If you’re looking for more books that exemplify great regional writing, check out these four INDIES-award-winning titles.

Michelle: What does it mean to you to be a memory keeper for Southern cuisine?

It’s lonely. I know I’m not the only one but … I feel like my niche, the food world of the enslaved and their descendants is extremely endangered. I also feel very connected and grounded and supported. It’s a great builder of my intuition and gives me comfort with anxiety.

Michelle: We love how you infuse history into Southern kitchen staples: corn evokes Native American populations; black-eyed peas speak to West African influences and the slave trade. There’s an intentionality to this that makes single dishes bigger than the single meals they are part of. What might people gain were they to practice cooking and eating with such thoughtful awareness?

I think it engenders respect for our food’s origin story and appreciating the power of food narratives to understand ourselves. The way we add to or change things and keep traditions going while being intentionally dynamic is how we get to the best cooking. Context, imagination, sourcing, and joy are key ingredients.

Michelle: We’re also fans of Koshersoul, wherein you discuss what it’s like to be a Black and queer American Jew. If you had to represent your multicultural background in a meal, drawing on the dishes in Recipes from the American South, what would you be serving?

Oh, Sephardic Pink Rice and Gullah Geechee red rice all on the same table, because rice … lol…

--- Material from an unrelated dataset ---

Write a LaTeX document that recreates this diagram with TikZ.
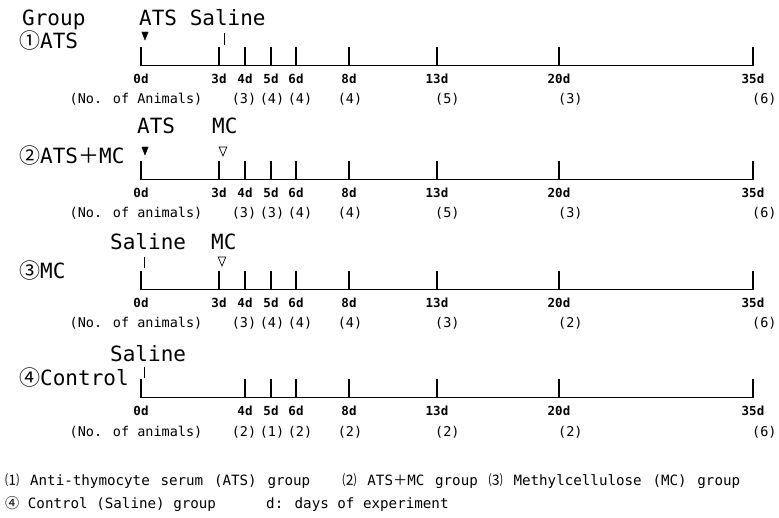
\documentclass[tikz,border=0pt]{standalone}
\usepackage{fontspec}
\usetikzlibrary{calc}
\setmainfont{DejaVu Sans Mono}
\newfontfamily\cjk{Noto Sans CJK JP}
\begin{document}
\begin{tikzpicture}[x=1pt,y=-1pt,
  heading/.style={font=\fontsize{21}{21}\selectfont, inner sep=0pt, anchor=base west},
  grouplbl/.style={font=\fontsize{21}{21}\selectfont, inner sep=0pt, anchor=base west},
  daylbl/.style={font=\bfseries\fontsize{12.5}{12.5}\selectfont, inner sep=0pt, anchor=base},
  cntlbl/.style={font=\fontsize{13.5}{13.5}\selectfont, inner sep=0pt, anchor=base},
  cntw/.style={font=\fontsize{13.5}{13.5}\selectfont, inner sep=0pt, anchor=base west},
  foot/.style={font=\fontsize{14.2}{14.2}\selectfont, inner sep=0pt, anchor=base west},
  axisline/.style={line width=1pt},
  tickline/.style={line width=1.4pt},
  salinemark/.style={line width=0.7pt},
  atsmark/.style={fill=black, draw=black, line width=0.4pt},
  mcmark/.style={draw=black, line width=0.7pt, fill=white},
]
\useasboundingbox (0,0) rectangle (779,518);

% ---------- headings ----------
\node[heading] (hgroup) at (22,26) {Group};
\node[heading] (h1) at (139,26) {ATS Saline};
\node[heading] (h2a) at (137,134) {ATS};
\node[heading] (h2b) at (212,134) {MC};
\node[heading] (h3a) at (110,250) {Saline};
\node[heading] (h3b) at (211,250) {MC};
\node[heading] (h4a) at (110,362) {Saline};

% ---------- group labels ----------
\node[grouplbl] (g1) at (19,49) {{\cjk ①}ATS};
\node[grouplbl] (g2) at (19,164) {{\cjk ②}ATS{\cjk ＋}MC};
\node[grouplbl] (g3) at (19,279) {{\cjk ③}MC};
\node[grouplbl] (g4) at (19,386) {{\cjk ④}Control};

% ---------- timelines ----------
\foreach \t/\ya in {1/66, 2/180, 3/290, 4/398} {
  \coordinate (a\t s) at (141,\ya);
  \coordinate (a\t e) at (753,\ya);
  \draw[axisline] (a\t s) -- (a\t e);
}
\foreach \t/\ya/\days in {1/66/{0/141,3/219,4/245,5/271,6/296,8/349,13/437,20/559,35/753},
                          2/180/{0/141,3/219,4/245,5/271,6/296,8/349,13/437,20/559,35/753},
                          3/290/{0/141,3/219,4/245,5/271,6/296,8/349,13/437,20/559,35/753},
                          4/398/{0/141,4/245,5/271,6/296,8/349,13/437,20/559,35/753}} {
  \foreach \d/\xx in \days {
    \coordinate (t\t d\d) at (\xx,\ya-19);
    \coordinate (b\t d\d) at (\xx,\ya);
    \draw[tickline] (t\t d\d) -- (b\t d\d);
    \node[daylbl] (l\t d\d) at (\xx,\ya+17.5) {\d d};
  }
}

% ---------- markers ----------
\coordinate (m1) at (145,32);
\draw[atsmark] ($(m1)+(-3.2,0)$) -- ($(m1)+(3.2,0)$) -- ($(m1)+(0,8)$) -- cycle;
\coordinate (m2) at (145,147);
\draw[atsmark] ($(m2)+(-3.2,0)$) -- ($(m2)+(3.2,0)$) -- ($(m2)+(0,8)$) -- cycle;
\coordinate (m3) at (223,147);
\draw[mcmark] ($(m3)+(-3.8,0)$) -- ($(m3)+(3.8,0)$) -- ($(m3)+(0,9)$) -- cycle;
\coordinate (m4) at (222,257);
\draw[mcmark] ($(m4)+(-3.8,0)$) -- ($(m4)+(3.8,0)$) -- ($(m4)+(0,9)$) -- cycle;
\coordinate (s1a) at (224,33); \coordinate (s1b) at (224,45);
\draw[salinemark] (s1a) -- (s1b);
\coordinate (s3a) at (144,257); \coordinate (s3b) at (144,268);
\draw[salinemark] (s3a) -- (s3b);
\coordinate (s4a) at (144,367); \coordinate (s4b) at (144,378);
\draw[salinemark] (s4a) -- (s4b);

% ---------- counts ----------
\foreach \t/\yc/\lab/\ca/\cb/\cc/\cd/\ce/\cf/\cg in
   {1/104/Animals/3/4/4/4/5/3/6,
    2/218/animals/3/3/4/4/5/3/6,
    3/328/animals/3/4/4/4/3/2/6,
    4/436/animals/2/1/2/2/2/2/6} {
  \node[cntlbl] (n\t) at (136,\yc) {(No. of \lab)};
  \node[cntlbl] (c\t a) at (244,\yc) {(\ca)};
  \node[cntlbl] (c\t b) at (272,\yc) {(\cb)};
  \node[cntlbl] (c\t c) at (300,\yc) {(\cc)};
  \node[cntlbl] (c\t d) at (350,\yc) {(\cd)};
  \node[cntw] (c\t e) at (435,\yc) {(\ce)};
  \node[cntw] (c\t f) at (558,\yc) {(\cf)};
  \node[cntw] (c\t g) at (752,\yc) {(\cg)};
}

% ---------- footer ----------
\node[foot] (f1) at (5,485) {\makebox[735pt][s]{{\cjk ⑴} Anti-thymocyte serum (ATS) group\ \ \ {\cjk ⑵} ATS{\cjk ＋}MC group {\cjk ⑶} Methylcellulose (MC) group}};
\node[foot] (f2) at (5,508) {{\cjk ④} Control (Saline) group};
\node[foot] (f3) at (266,508) {d: days of experiment};
\end{tikzpicture}
\end{document}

Virginia fried apples, okra soup, Maryland fried chicken, matzoh balls and collards, and cathead biscuits and Coca Cola cake.

Matt: Of the many compliments we can pay Southern cooking, perhaps the most flattering is that it may be the top comfort food of all. Why do you think it appeals to people on such a deep, soulful level?

Southern food at its best and most just is a vehicle. It’s a powerful way to send care, hospitality, welcoming, and love. It says a lot with taste, smell, feel without saying a word except for the eaters “ahhh.”

Matt: Towards the end of the book you write, “Southern food is emblematic of life’s path and the journey through Southern identity and knowledge transfer.” Can you unpack that statement a bit for us?

I learned what I know in bite-sized kid moments that became chunks of my life. I can remember how my mother and grandmother and father and others looked at me, the interactions as I snapped green beans, learned to barbecue. It’s nostalgic but it’s kinda sad and wistful too. You look back and you feel amazed that somewhere between your brains and your hands you learned something older and bigger than yourself that you now get to add to.

Matt: Southern food doesn’t shy away from lard, ham hocks, sweet barbecue sauces, dumplings, hoecakes, hush puppies, deep fried pork chops, hog chitlins, and a seemingly endless number of decadent desserts. All of which, of course, gives it a bad rep in certain circles for being somewhat unhealthy. Would you care to comment on that reputation?

In contemporary American culture, celebration food is often confused with everyday food. Many of the foods you mentioned are Sunday dinner or holiday dishes, cakes served at church suppers, potlucks, or life cycle events. They were never meant to be associated with day to day life. Now that they are it’s our job to be responsible in our food associations and our consumption.

Matt: Is it fair to say that Southern cuisine reached its peak during the Antebellum years on plantations with African slaves? How influential were Black African women cooks and gardeners in reaching those heights? How much of a role did the Native American population play at the time? And, what historical materials (old cookbooks, diaries, ledgers, daily logs) still exist to help answer these questions?

Perhaps, but to be clear it’s because it was pre-industrial hyper local food made by people who had no choice but to make it their best. That’s the formula. Indigenous people and enslaved Africans had a profoundly intimate history in the South and that made our food so much richer. The family tree of Southern food is impossible without its oral histories, songs, proverbs, written records and narratives without which we would have a sorely broken mosaic.